▸ WHAT TO DO:
Beginning with the first line of the data below, reproduce every line unchanged, ending with the line that holds "20.9, 25.0, 29.5]".

(Plotting code records)

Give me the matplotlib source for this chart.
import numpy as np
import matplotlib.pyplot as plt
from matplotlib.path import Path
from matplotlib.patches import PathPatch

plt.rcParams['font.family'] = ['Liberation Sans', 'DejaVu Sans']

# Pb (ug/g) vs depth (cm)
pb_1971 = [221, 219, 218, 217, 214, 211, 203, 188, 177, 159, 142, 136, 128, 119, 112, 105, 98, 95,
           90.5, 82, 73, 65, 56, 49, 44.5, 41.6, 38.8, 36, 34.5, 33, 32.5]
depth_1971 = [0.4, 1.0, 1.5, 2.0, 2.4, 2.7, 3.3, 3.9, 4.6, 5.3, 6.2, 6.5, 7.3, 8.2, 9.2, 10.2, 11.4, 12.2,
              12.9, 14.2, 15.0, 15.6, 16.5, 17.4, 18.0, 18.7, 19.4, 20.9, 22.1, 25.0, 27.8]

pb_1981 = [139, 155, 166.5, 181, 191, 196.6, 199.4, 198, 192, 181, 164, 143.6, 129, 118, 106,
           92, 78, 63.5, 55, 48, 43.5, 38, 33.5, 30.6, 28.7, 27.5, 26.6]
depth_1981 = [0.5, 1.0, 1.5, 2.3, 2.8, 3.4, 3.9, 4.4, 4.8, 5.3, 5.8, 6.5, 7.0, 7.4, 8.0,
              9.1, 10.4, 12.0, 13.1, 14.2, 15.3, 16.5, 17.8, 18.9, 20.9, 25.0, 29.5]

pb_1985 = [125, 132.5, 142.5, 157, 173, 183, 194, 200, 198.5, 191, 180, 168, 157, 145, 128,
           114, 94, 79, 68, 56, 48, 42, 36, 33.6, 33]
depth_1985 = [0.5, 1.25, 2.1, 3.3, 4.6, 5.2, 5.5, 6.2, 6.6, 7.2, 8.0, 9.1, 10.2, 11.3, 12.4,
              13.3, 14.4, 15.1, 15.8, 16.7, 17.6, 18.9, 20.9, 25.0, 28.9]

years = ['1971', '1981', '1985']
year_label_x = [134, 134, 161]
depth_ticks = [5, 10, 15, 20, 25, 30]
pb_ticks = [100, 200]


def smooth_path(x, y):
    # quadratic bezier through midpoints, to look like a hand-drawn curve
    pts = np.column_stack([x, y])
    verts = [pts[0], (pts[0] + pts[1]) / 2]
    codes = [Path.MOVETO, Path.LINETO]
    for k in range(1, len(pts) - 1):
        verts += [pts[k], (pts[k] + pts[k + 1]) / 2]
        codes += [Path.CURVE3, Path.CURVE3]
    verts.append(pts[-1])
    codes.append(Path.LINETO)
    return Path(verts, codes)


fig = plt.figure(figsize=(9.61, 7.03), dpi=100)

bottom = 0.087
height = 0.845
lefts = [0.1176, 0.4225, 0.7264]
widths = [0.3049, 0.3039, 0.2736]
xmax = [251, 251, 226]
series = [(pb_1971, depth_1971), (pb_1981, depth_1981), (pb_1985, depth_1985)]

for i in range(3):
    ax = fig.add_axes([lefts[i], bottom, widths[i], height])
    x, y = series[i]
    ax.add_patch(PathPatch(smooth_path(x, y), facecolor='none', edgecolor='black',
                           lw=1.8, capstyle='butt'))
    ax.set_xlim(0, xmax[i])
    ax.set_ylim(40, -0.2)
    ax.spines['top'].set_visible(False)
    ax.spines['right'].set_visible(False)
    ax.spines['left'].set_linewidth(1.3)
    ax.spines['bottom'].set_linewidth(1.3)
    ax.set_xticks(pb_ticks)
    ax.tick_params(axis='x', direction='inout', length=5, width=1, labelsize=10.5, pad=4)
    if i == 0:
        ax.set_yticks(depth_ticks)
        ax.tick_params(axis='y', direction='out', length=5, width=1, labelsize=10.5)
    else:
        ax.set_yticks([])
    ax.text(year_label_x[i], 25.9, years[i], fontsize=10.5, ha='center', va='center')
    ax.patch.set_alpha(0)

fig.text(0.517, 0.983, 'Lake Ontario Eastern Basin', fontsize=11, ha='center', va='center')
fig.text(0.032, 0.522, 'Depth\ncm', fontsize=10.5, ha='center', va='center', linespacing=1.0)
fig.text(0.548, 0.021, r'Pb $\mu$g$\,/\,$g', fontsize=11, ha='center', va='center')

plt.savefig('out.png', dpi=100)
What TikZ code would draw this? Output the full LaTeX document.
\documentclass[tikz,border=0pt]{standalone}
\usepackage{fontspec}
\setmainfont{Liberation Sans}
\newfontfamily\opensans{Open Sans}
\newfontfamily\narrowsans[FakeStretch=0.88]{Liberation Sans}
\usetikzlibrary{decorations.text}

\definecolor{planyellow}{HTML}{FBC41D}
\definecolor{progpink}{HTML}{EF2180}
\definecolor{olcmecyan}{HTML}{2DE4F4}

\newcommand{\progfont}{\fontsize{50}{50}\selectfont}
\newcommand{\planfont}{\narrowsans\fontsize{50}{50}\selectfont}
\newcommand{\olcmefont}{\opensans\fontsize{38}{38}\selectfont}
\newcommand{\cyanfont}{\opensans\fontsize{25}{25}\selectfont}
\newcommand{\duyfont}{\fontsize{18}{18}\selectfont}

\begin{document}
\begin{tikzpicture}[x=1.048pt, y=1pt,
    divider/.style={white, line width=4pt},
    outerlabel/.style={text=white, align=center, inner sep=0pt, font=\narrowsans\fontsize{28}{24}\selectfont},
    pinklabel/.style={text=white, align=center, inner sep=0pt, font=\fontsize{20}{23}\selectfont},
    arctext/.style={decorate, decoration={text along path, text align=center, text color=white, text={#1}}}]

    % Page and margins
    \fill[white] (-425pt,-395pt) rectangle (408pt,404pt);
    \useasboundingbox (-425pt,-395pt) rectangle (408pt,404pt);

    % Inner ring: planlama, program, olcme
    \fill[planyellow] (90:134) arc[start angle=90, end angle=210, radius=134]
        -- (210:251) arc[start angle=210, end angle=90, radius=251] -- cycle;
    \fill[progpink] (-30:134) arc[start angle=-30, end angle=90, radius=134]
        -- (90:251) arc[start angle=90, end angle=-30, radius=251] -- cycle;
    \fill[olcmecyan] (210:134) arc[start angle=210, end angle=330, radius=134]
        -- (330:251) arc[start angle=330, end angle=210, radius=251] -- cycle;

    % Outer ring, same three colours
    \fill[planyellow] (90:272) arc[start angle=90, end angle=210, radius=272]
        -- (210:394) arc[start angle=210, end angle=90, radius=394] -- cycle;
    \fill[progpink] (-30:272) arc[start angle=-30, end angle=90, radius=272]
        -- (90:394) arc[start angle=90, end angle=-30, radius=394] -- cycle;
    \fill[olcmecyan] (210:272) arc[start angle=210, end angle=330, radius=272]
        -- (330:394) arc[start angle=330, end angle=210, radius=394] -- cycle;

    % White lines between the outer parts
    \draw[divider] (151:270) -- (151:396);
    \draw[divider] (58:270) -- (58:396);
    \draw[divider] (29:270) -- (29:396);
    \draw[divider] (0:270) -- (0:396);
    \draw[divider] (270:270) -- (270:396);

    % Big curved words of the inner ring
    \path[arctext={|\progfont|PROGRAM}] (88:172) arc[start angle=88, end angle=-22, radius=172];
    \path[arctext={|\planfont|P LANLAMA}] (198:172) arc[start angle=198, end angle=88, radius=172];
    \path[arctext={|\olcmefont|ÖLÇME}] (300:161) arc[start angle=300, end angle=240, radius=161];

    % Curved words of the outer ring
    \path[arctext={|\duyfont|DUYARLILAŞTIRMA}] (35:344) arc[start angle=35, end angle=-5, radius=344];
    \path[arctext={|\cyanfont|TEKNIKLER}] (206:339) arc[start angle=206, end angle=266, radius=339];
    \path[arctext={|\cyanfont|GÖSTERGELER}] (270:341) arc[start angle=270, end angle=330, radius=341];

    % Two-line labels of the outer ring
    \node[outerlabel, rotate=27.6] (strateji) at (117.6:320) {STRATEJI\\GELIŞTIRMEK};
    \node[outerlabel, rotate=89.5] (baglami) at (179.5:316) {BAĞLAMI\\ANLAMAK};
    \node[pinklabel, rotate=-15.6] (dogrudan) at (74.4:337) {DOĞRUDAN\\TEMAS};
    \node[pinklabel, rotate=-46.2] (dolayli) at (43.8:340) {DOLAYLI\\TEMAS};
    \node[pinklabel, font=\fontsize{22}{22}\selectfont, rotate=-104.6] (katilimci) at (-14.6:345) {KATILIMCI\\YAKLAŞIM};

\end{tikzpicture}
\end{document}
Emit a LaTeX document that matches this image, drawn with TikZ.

▸ SOLUTION TO THE EXERCISE:
Give me the matplotlib source for this chart.
import numpy as np
import matplotlib.pyplot as plt
from matplotlib.path import Path
from matplotlib.patches import PathPatch

plt.rcParams['font.family'] = ['Liberation Sans', 'DejaVu Sans']

# Pb (ug/g) vs depth (cm)
pb_1971 = [221, 219, 218, 217, 214, 211, 203, 188, 177, 159, 142, 136, 128, 119, 112, 105, 98, 95,
           90.5, 82, 73, 65, 56, 49, 44.5, 41.6, 38.8, 36, 34.5, 33, 32.5]
depth_1971 = [0.4, 1.0, 1.5, 2.0, 2.4, 2.7, 3.3, 3.9, 4.6, 5.3, 6.2, 6.5, 7.3, 8.2, 9.2, 10.2, 11.4, 12.2,
              12.9, 14.2, 15.0, 15.6, 16.5, 17.4, 18.0, 18.7, 19.4, 20.9, 22.1, 25.0, 27.8]

pb_1981 = [139, 155, 166.5, 181, 191, 196.6, 199.4, 198, 192, 181, 164, 143.6, 129, 118, 106,
           92, 78, 63.5, 55, 48, 43.5, 38, 33.5, 30.6, 28.7, 27.5, 26.6]
depth_1981 = [0.5, 1.0, 1.5, 2.3, 2.8, 3.4, 3.9, 4.4, 4.8, 5.3, 5.8, 6.5, 7.0, 7.4, 8.0,
              9.1, 10.4, 12.0, 13.1, 14.2, 15.3, 16.5, 17.8, 18.9, 20.9, 25.0, 29.5]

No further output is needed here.